Copy the first line of the material below and every later line through the line containing "from bokeh.resources import INLINE", without any other output.
----------
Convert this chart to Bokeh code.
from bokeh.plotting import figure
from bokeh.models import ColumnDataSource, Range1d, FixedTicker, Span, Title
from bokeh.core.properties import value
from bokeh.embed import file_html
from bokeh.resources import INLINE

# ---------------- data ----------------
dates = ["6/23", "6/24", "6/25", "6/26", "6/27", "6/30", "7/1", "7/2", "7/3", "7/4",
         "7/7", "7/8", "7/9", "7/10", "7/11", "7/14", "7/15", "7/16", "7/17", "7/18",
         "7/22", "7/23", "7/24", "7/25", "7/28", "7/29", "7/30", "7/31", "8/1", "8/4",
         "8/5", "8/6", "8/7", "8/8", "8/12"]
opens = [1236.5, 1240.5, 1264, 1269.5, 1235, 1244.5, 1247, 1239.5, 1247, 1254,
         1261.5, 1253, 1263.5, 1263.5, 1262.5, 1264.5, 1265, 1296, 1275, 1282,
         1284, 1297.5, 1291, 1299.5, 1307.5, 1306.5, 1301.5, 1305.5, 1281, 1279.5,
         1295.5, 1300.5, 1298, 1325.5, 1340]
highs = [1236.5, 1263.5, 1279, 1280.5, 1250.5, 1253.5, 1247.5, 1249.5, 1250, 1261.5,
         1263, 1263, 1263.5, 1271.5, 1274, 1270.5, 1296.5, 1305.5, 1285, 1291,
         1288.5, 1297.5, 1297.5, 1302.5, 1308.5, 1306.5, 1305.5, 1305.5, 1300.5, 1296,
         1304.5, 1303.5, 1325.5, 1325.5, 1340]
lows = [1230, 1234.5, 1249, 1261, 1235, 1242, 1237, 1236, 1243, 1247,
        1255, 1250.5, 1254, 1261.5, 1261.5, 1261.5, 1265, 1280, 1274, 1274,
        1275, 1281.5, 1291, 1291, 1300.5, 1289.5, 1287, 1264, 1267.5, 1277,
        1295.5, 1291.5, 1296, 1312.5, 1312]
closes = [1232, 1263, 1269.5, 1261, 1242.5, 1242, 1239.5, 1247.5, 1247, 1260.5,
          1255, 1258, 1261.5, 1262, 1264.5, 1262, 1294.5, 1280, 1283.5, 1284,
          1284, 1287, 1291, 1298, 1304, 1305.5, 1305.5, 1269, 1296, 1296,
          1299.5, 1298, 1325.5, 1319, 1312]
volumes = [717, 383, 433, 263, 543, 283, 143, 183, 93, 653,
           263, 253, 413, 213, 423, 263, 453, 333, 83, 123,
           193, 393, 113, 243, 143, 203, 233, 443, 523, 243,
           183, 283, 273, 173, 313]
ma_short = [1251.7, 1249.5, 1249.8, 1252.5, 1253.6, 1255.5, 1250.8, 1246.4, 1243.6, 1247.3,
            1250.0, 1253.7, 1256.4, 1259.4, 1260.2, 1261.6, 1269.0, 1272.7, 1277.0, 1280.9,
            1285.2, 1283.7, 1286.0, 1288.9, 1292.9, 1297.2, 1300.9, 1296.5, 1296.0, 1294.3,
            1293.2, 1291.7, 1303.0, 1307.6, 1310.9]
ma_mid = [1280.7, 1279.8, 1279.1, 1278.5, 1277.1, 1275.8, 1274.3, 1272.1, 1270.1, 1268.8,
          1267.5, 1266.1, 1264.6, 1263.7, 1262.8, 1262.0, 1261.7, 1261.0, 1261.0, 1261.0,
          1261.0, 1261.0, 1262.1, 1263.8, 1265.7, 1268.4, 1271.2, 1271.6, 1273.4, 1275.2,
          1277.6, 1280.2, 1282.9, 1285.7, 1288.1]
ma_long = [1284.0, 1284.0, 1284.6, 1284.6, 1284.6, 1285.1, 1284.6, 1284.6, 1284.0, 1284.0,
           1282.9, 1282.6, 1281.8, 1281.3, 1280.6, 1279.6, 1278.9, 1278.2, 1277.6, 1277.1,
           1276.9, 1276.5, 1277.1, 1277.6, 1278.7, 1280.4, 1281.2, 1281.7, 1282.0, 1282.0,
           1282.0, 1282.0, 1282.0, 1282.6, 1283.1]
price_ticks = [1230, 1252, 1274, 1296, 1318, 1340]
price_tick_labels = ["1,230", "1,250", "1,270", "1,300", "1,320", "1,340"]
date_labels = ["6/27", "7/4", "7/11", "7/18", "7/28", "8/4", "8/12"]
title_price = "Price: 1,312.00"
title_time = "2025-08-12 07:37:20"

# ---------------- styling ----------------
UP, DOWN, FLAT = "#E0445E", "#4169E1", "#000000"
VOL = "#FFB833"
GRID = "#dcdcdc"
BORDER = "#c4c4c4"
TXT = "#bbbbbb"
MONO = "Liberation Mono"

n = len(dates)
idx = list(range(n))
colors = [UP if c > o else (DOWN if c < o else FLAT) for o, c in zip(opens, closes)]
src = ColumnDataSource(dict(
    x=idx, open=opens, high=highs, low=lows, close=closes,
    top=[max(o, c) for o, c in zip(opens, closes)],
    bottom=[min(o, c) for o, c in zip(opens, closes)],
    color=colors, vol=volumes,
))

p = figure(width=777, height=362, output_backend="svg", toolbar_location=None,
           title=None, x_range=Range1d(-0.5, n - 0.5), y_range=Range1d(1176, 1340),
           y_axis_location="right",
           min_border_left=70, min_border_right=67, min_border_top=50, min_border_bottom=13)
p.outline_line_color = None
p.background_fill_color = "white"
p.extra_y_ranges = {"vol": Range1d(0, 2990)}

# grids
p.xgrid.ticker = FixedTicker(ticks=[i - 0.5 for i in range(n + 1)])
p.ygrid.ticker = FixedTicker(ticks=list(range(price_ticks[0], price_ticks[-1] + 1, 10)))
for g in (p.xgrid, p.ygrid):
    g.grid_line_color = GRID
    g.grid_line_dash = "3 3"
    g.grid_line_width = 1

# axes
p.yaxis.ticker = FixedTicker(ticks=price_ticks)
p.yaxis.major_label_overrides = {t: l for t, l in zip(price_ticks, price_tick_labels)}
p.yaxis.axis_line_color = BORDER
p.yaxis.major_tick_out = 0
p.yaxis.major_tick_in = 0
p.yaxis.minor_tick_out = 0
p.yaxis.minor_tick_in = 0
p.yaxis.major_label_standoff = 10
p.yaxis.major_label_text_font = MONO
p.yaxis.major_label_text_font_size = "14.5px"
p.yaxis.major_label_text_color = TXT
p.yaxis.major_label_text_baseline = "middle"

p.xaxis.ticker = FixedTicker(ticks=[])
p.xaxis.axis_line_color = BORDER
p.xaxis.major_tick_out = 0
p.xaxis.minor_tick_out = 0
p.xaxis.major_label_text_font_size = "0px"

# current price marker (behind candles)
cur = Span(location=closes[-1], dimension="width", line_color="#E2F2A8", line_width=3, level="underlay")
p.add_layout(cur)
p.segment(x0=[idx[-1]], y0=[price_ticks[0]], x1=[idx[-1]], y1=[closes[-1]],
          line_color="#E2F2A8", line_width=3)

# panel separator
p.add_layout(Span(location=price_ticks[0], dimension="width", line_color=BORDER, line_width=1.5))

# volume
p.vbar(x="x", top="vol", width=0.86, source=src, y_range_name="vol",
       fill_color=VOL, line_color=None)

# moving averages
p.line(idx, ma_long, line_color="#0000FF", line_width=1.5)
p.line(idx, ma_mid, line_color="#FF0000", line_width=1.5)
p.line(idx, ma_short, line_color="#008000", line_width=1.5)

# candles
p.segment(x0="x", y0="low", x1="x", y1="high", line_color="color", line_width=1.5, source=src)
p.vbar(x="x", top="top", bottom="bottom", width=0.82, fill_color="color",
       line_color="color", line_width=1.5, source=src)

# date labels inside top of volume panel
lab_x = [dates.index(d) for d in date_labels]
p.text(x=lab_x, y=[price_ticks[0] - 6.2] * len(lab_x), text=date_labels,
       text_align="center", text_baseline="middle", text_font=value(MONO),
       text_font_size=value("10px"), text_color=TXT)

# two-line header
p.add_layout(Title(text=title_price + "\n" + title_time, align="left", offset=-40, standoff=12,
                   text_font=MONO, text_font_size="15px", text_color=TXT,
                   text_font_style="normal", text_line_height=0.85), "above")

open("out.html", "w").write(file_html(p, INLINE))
----------
Final answer –
Convert this chart to Bokeh code.
from bokeh.plotting import figure
from bokeh.models import ColumnDataSource, Range1d, FixedTicker, Span, Title
from bokeh.core.properties import value
from bokeh.embed import file_html
from bokeh.resources import INLINE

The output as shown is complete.